Design Through Wrapping Behaviour
Master of Science in Architecture
Aalto University School of Arts, Design and Architecture
Architects have a magnitude of design approaches with an ever-growing interest towards digital design approaches that harness the power of coding. Through coding architects can break free from premade design tools with their inherent limitations, thus the only limit being the human imagination and physical computing power.
Algorithmic design offers an innovative way of using computational capabilities to create contemporary architectural design. This thesis by Janne Keskinen, presents a textbook example of a digital design approach for architecture through the creation and implementation of an algorithmic design tool.
The digital design process utilized in this thesis can be defined as follows: analysis of inspiration and formulation of design concept, creation of digital design tool, analysis and experimentation of the design tool and finally creation of design proposals using the design tool.
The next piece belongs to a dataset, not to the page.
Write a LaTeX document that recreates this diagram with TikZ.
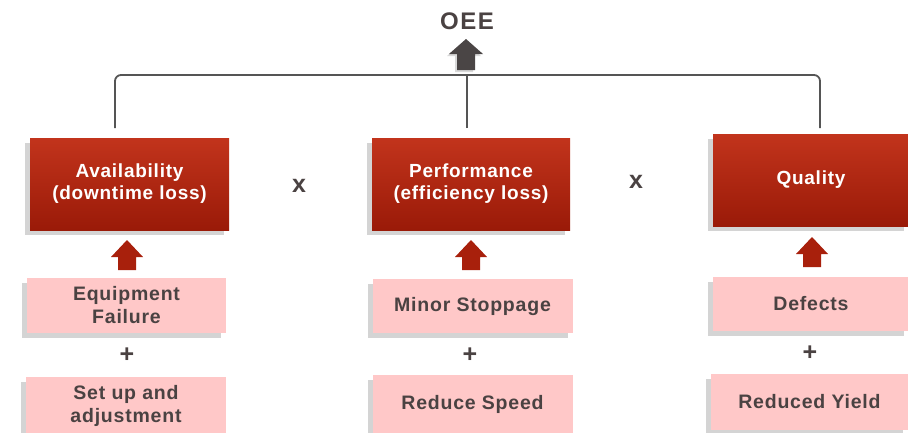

The purpose of this work is to introduce one possible digital design approach in an understandable and clear way. The digital design approach is expressed through illustrations and real-life examples, in hopes to familiarize architects with an algorithmic design approach and its process, as well as with the usage of scripting.
In the meanwhile, this work explores the possibilities of the described algorithmic design approach in architecture through the seemingly simple concept of wrapping behavior. Wrapping behaviour implies the act of wrapping linear strip elements around an object. Through an analysis of the thesis inspiration, the Serpentine Pavilion 2002 by Toyo Ito and Cecil Balmond, the algorithmic rules governing the pavilion are unraveled.
Inspired by the Serpentine pavilion a more versatile digital tool imitating wrapping behaviour is developed, with the same ambition to fuse architectural and structural intent into one holistic design. The creation of the tool is selectively described in chapter two, without going too deep in the technicalities of the Python and Grasshopper code itself.
After a series of experiments and explorations with the algorithmic tool, an understanding of the wrapping behaviour is visualized and finally put into architectural design use through three speculative design proposals. The three design proposals highlight three possible scenarios of properties, scales and functionalities. The proposals, hence, successfully address the versatility of the digital design process.
This thesis work proves how even a simple concept such as wrapping behaviour can be turned into a digital tool capable of relevant architectural design. This thesis work can hopefully inspire future digital design works in architecture by laying down a path to future research, by presenting a solid roadmap to a successful digital and algorithmic design process.
The topic of wrapping behaviour is open for further research, through further development of the wrapping script or through ideas branching from the main concept of wrapping behaviour.